Sinner has been cheered on throughout the highs and lows of his journey to date by the 'Carota Boys' - a loyal group of Italian fans who attend his matches wearing carrot costumes after Sinner ate one at a changeover during a match in Vienna in 2019.
Before the final, Sinner joked his fan group had even become more famous than him - but that is certainly not the case after he became just the second player in the Open Era to fight back from two sets down to win the Australian Open final.
The 'Carota Boys', who were at his matches earlier in the tournament, were watching the final together in Turin but there were plenty of other fans holding up toy carrots or dressed in orange on Rod Laver Arena.
A new era for Italian tennis
Before Sunday's final, only one Italian man had won a Slam in the Open Era - Adriano Panatta at Roland Garros in 1976.
Now Sinner is the first Italian player - male or female - to win an Australian Open singles title.
Sinner represents a new era for tennis in Italy, who last had singles success at a major when Flavia Pennetta won the women's title at the US Open in 2015.
Matteo Berrettini threatened to break the mould on the men's side when he reached the Wimbledon final in 2021 and the last four at Melbourne Park a year later.

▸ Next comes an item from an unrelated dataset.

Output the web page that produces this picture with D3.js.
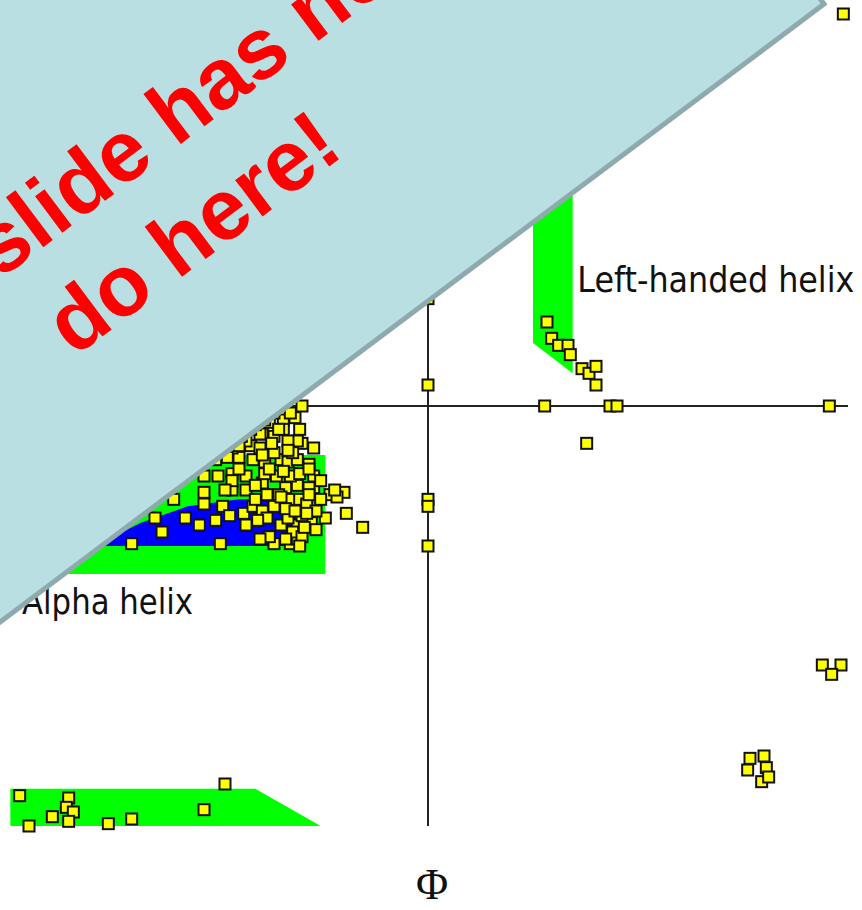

Now Italy have a new men's Grand Slam winner in Sinner, who already made history for his country in November when he inspired them to their first Davis Cup title for 47 years, beating Djokovic en route to the final of the men's team event.
"The last years with the Davis Cup, and now with the Slam of Jannik is something unbelievable," Sinner's coach Simone Vagnozzi said.
"But it's coming from I think 10 years ago. We have a federation that organises a lot of tournaments so the young players can stay close to home. They can play a lot without spending a lot of money, because we know that tennis is difficult, especially for the young player."
There is also a bright future for Italy in the men's doubles after Simone Bolelli and Andrea Vavassori made it to the final, eventually losing to second seeds Rohan Bopanna and Matthew Ebden on Saturday.
They will hope to follow in the footsteps of Sinner, the little boy who grew up fast and became a Grand Slam champion.